L’anime de Kuragehime fût une bonne surprise, inattendue, malgré un studio qui se contente du travail minimum – souvent une adaptation du manga à la case près – et une contrainte de format obligeant de conclure l’histoire prématurément. J’attendais donc cette version papier avec une certaine impatience.
Comme prévue, ce manga commence fort, avant tout grâce à ses protagonistes haut-en-couleur : une passionnée des méduses, une dingue des Trois Royaumes, une fujoshi spécialisée dans les hommes d’un certain âge, une collectionneuse de poupées et de vêtements anciens, une obsédée des trains, et en parallèle de tout ce bestiaire, un garçon beaucoup plus « tendance » mais dont la passion pour le travestissement ne parait pas moins bizarre que celles de Tsukimi et de ses amies.

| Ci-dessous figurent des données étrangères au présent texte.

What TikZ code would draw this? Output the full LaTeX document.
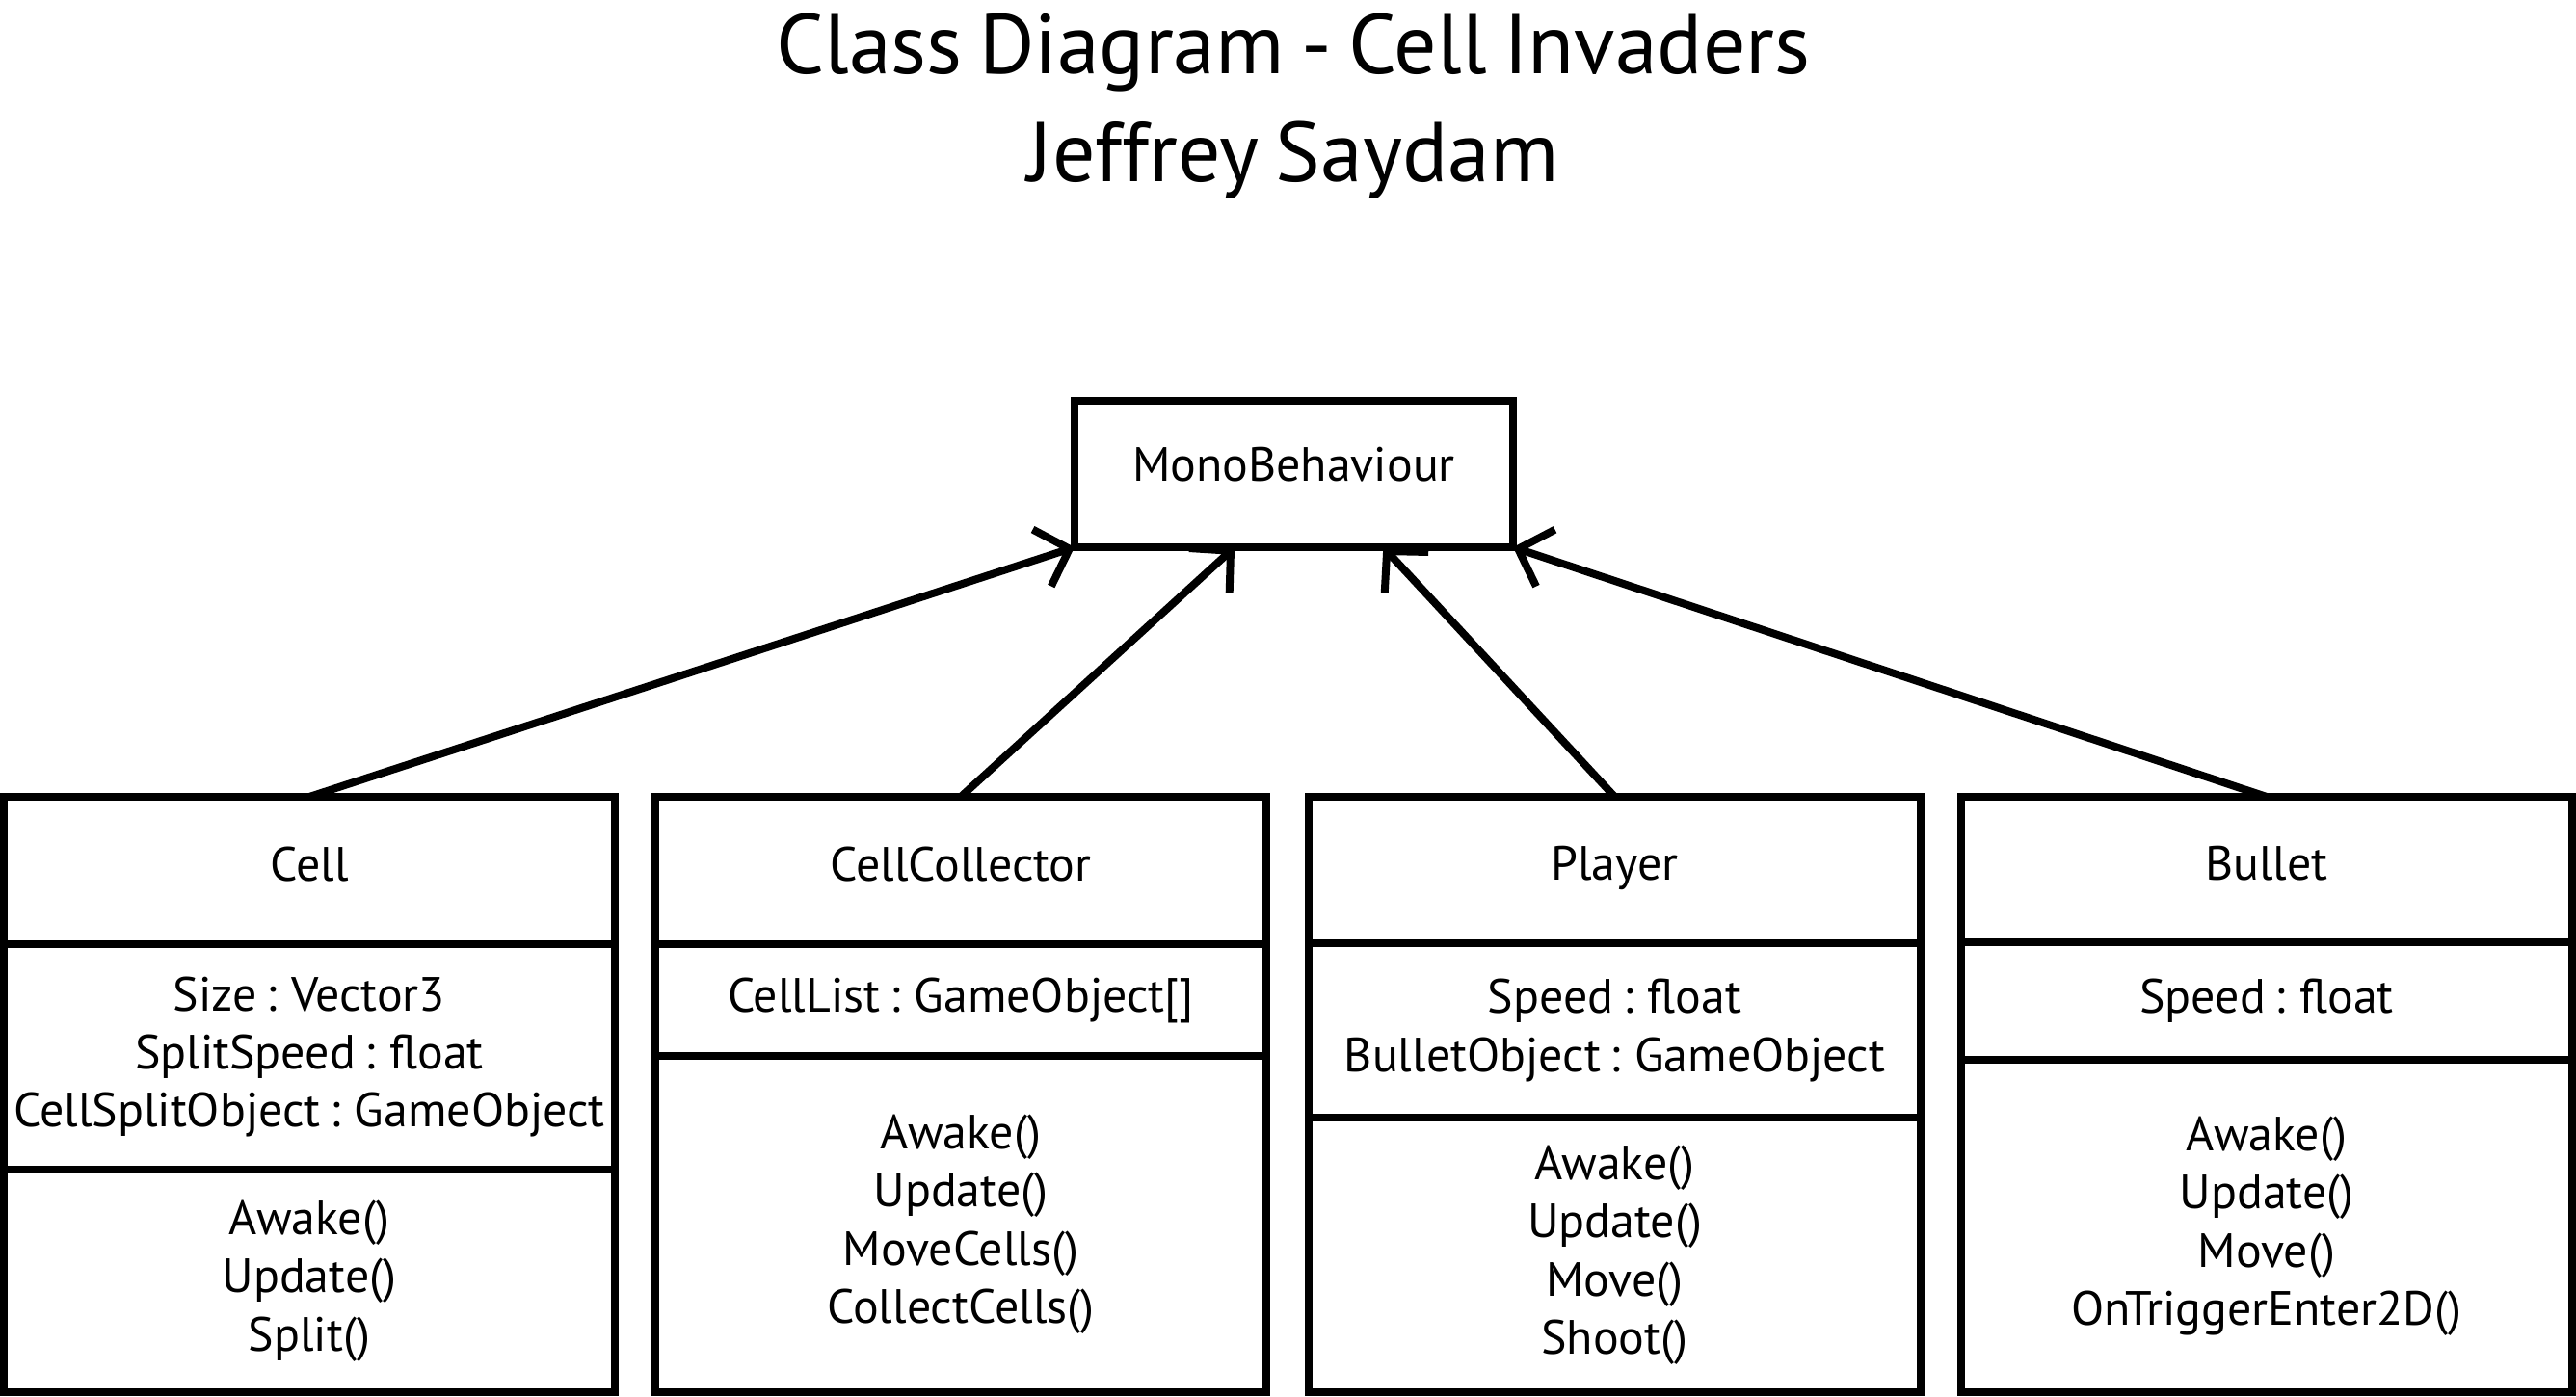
\documentclass[tikz,border=0pt]{standalone}
\usepackage{fontspec}
\setmainfont[WordSpace=0.75]{PT Sans}
\usetikzlibrary{positioning,arrows.meta,calc}

\begin{document}
\begin{tikzpicture}[
  box/.style={draw, line width=2.27pt, outer sep=0pt, inner sep=0pt, align=center,
    font=\fontsize{14.2}{17.2}\selectfont},
  head/.style={box, text height=0.7em, text depth=0.1em},
  inherit/.style={line width=2.27pt, -{Straight Barb[length=0.3cm, width=0.62cm, line width=2.27pt]}}]

\useasboundingbox (0,0) rectangle (26.73,-14.50);

\node[align=center, font=\fontsize{25}{32}\selectfont] (title) at (13.42,-1.10) {Class Diagram - Cell Invaders\\Jeffrey Saydam};

\node[head, text depth=0.25em, minimum width=4.55cm, minimum height=1.52cm] (mono) at (13.425,-4.92) {MonoBehaviour};

\node[head, minimum width=6.34cm, minimum height=1.53cm] (cell) at (3.21,-9.035) {Cell};
\node[box, minimum width=6.34cm, minimum height=2.34cm] (cellattr) [below=0pt of cell] {Size : Vector3\\SplitSpeed : float\\CellSplitObject : GameObject};
\node[box, minimum width=6.34cm, minimum height=2.31cm] (cellop) [below=0pt of cellattr] {Awake()\\Update()\\Split()};

\node[head, minimum width=6.34cm, minimum height=1.53cm] (coll) at (9.97,-9.035) {CellCollector};
\node[box, minimum width=6.34cm, minimum height=1.16cm] (collattr) [below=0pt of coll] {CellList : GameObject[]};
\node[box, minimum width=6.34cm, minimum height=3.49cm] (collop) [below=0pt of collattr] {Awake()\\Update()\\MoveCells()\\CollectCells()};

\node[head, minimum width=6.35cm, minimum height=1.52cm] (player) at (16.755,-9.03) {Player};
\node[box, minimum width=6.35cm, minimum height=1.81cm] (playerattr) [below=0pt of player] {Speed : float\\BulletObject : GameObject};
\node[box, minimum width=6.35cm, minimum height=2.85cm] (playerop) [below=0pt of playerattr] {Awake()\\Update()\\Move()\\Shoot()};

\node[head, minimum width=6.34cm, minimum height=1.51cm] (bullet) at (23.52,-9.025) {Bullet};
\node[box, minimum width=6.34cm, minimum height=1.22cm] (bulletattr) [below=0pt of bullet] {Speed : float};
\node[box, minimum width=6.34cm, minimum height=3.45cm] (bulletop) [below=0pt of bulletattr] {Awake()\\Update()\\Move()\\OnTriggerEnter2D()};

\coordinate (m1) at ($(mono.south west)!0.365!(mono.south east)$);
\coordinate (m2) at ($(mono.south west)!0.704!(mono.south east)$);

\draw[inherit] (cell.north) -- (mono.south west);
\draw[inherit] (coll.north) -- (m1);
\draw[inherit] (player.north) -- (m2);
\draw[inherit] (bullet.north) -- (mono.south east);

\end{tikzpicture}
\end{document}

Découvrir de telles personnages dans leur environnement est un régal de drôlerie.
Cela devient moins vrai tandis que nous progressons dans l’histoire, que les protagonistes se confrontent à la « dure réalité », et que commence à apparaitre le gag récurrent consistant à transformer la bande de filles excentriques en greluches, à grand renfort de perruques, de vêtements à la mode, et de maquillage. C’est tout-de-suite moins drôle, et cette comédie y perd forcément au change. Plus nous avançons dans l’histoire, moins elle amuse. Cela reste distrayant, et ce manga peut encore compter sur quelques fulgurances comiques.
Malheureusement, Kuragehime souffre du même mal que Les Vacances de Jésus & Bouddha : ce sont deux titres profondément ancrés dans la société japonaise, et dans le cas présent, Delcourt a fait le choix d’une forte adaptation pour ne perdre son lectorat. C’est une arme à double-tranchant : trop souvent, nous sentons que les dialogues et les références ne peuvent pas correspondre à ceux d’origine, et cela en devient frustrant. Certaines blagues seraient même plutôt consternantes.
Il existe de nombreux manga qui ne peuvent pas sortir du Japon, car « trop Japonais » même pour le lecteur habitué aux manga. Cela aurait dû être le cas pour Kimengumi High School, et à la vue de la version française du manga de Kuragehime, nous ne pouvons que nous demander si celui-ci n’aurait pas dû rester dans son pays. A moins que Delcourt ait eu la main lourde sur l’adaptation ? En tout cas, de nombreux gags passent totalement à côté à cause de ça.
Tandis que nous progressons dans l’histoire, celle-ci perd de son charme des débuts, et ses défauts n’en deviennent que plus visibles. Au bout de quelques tomes, Kuragehime n’est plus que médiocre ; incompréhensible compte-tenu de ses personnages et de son potentiel de départ.